Susana Baca: Afrodiaspora

[25 May 2011]

By Russ Slater

Eleven tracks of Afro-Latin music from Susana Baca

Ever since releasing her self-titled debut for Luaka Bop in 1997, Susana Baca has been on a recording frenzy. Afrodiaspora is her tenth album in 14 years, and as the name suggests, it explores the African diaspora, chiefly in Latin America, but also in other less-likely countries.

The key to all of Baca’s work has been the passion she has for the music, as well as her distinctive voice. She has the ability to be sincere without being plaintive, and while her voice may not be the strongest of instruments, it purrs rhythmically, giving each song bounce and vigour that can quite often be lacking from world music.

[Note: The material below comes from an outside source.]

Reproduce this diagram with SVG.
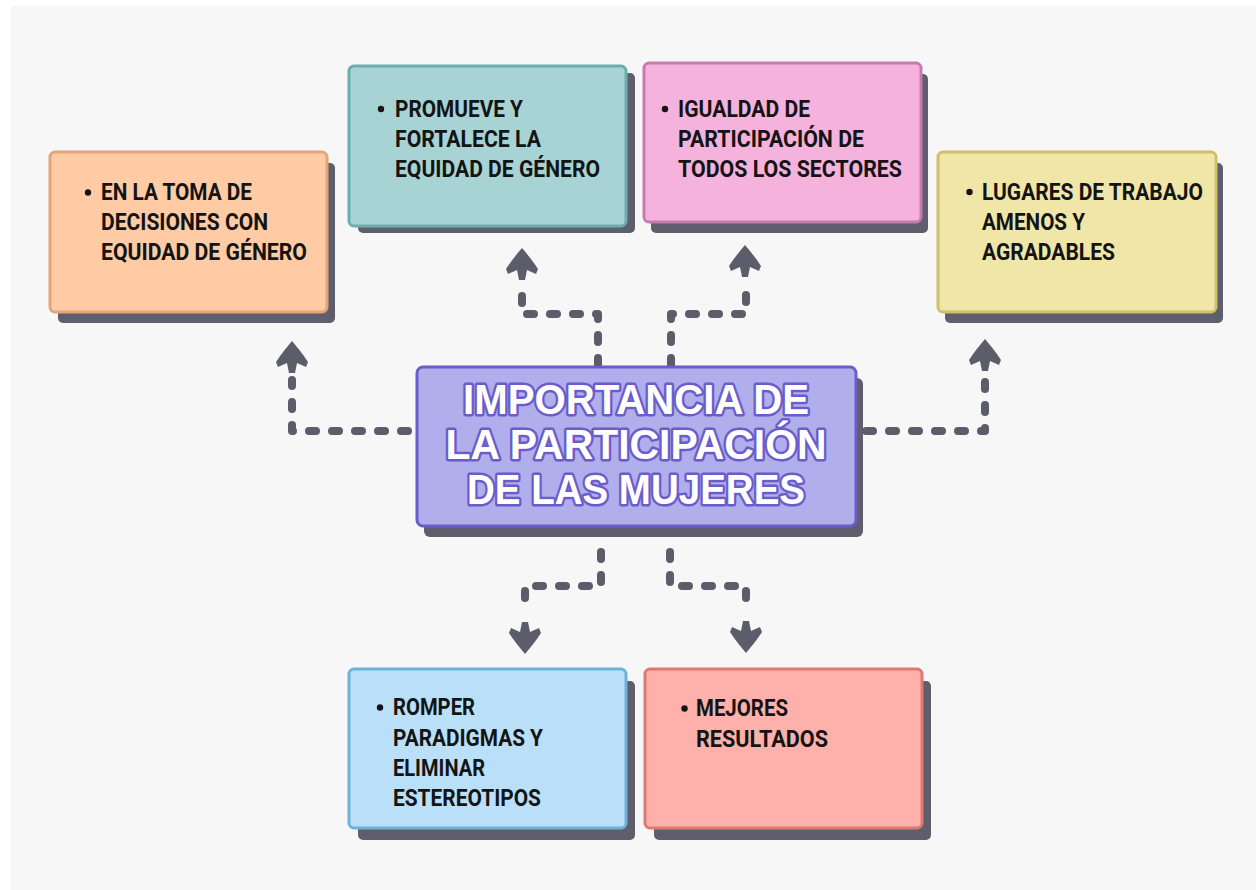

This is most prominent on the opening track “Detras De La Puerta” and “Baho Kende y Palo Mayimbe”, songs that use cumbia and bolero beats respectively, dancing along with intensity and energy. These are also good examples of the source material for the album. Normally, Baca chooses material from the catalogue of Afro-Peruvian music made famous by musicians such as Chabuca Grande and Nicomedes Santa Cruz. On this album, she has opened herself up to music from other countries where the mix of African rhythms, Spanish instruments, and indigenous culture produced a music similar to the Afro-Peruvian music with which she is commonly associated.

On “Plena y Bomba”, she tackles Afro-Puerto Rican music. Plena and bomba are in fact two different styles of music found in the predominantly African regions of Puerto Rico, and are often referred to simply as one style: plena y bomba. The song even features a cameo from the hugely-popular hip-hop act Calle 13, a cameo that surprisingly doesn’t feel out of place. On “Takiti Taki”, Baca uses guatire drumming from Venezuela. “Que Lindo tu Vestido” is a Mexican waltz in homage to Amparo Ochoa.

One of the most surprising choices arrives late on in the album with a cover of “Hey Pocky Way”, a song originally made famous by the seminal New Orleans funk group, the Meters. In truth, this is the only song that sounds out of place, and the use of harmonica and a horn section takes the material far too close to the New Orleans tradition of which it belongs.

With the exception of “Hey Pocky Way”, this is a thoroughly enjoyable album that displays admirably the African roots in much of the music that comes from Latin America. For the most part, Baca does this simply through the use of voice, guitar, and percussion, creating danceable, intricate compositions that both highlight her strength as a performer and the quality of the source material involved. It’s material that Baca will no doubt come to again. Her passion is really with Afro-Peruvian music, but seeing as very little of the songs from the Afro-Peruvian tradition were actually recorded and therefore readily available for interpretation, she will need to mine material from outside Peru to continue releasing records at this rate.